You could usually count on Depp (Alice in Wonderland) for at least committing himself to another bravura weird performance, but the material fails him. He’s caked with alabaster makeup, given claw-like hands thanks to additional knuckles (why…?), and he’s trying his best to transform a list of peculiarities into a character, but like most things concerning the movie, it does not coalesce properly. I actually think the most entertaining actor in the movie is Green (Casino Royale). There’s not much to her role but at least she has fun with it, bringing an admirable level of energy while her peers remain laconic, content to submerge into the 70s scenery. She shows a nice flair for comedy heretofore unseen. Strangely, Green adopts a slightly raspy voice that sounded like an imitation of, none other than, Helena Bonham Carter. If Burton’s note to his film’s young, frisky, sexy antagonist was, “Sound more like my wife doing an American accent,” then I think we’ve butted into something personal best left between husband and wife.

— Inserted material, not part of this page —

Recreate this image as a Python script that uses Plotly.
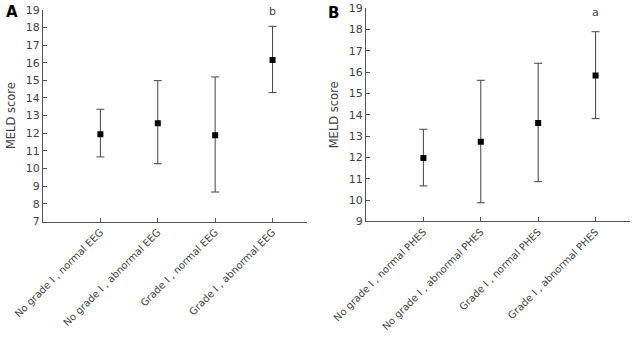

Ultimately, I have no idea who this movie is going to appeal to. The fans of the original soap will surely not be pleased with the jokey, tongue-in-cheek manner that Dark Shadows treats its source material. Fans of Burton’s stylized, dreamy, Gothic fairy tale visuals will find the film tedious and a poor waste of the man’s talents. Even the casual Depp fan will probably find the movie mostly unfunny, weird, and boring. The tonal whiplash never settles down, and the plot is replete with half-developed characters, ideas, and plot points. It just seems to throw everything at the wall to see what sticks, but that’s not the best way to tell a story. Not even Burton’s visuals or Depp’s performance can save this movie. Dark Shadows is unquestionably amongst Burton’s worst films (2001’s Planet of the Apes debacle takes the crown), made all the more inexplicable by the fact that Burton and Depp are self-described fans of the TV show. Maybe we all have different definitions of “fan” that I am not privy to. This movie deserves a quick death.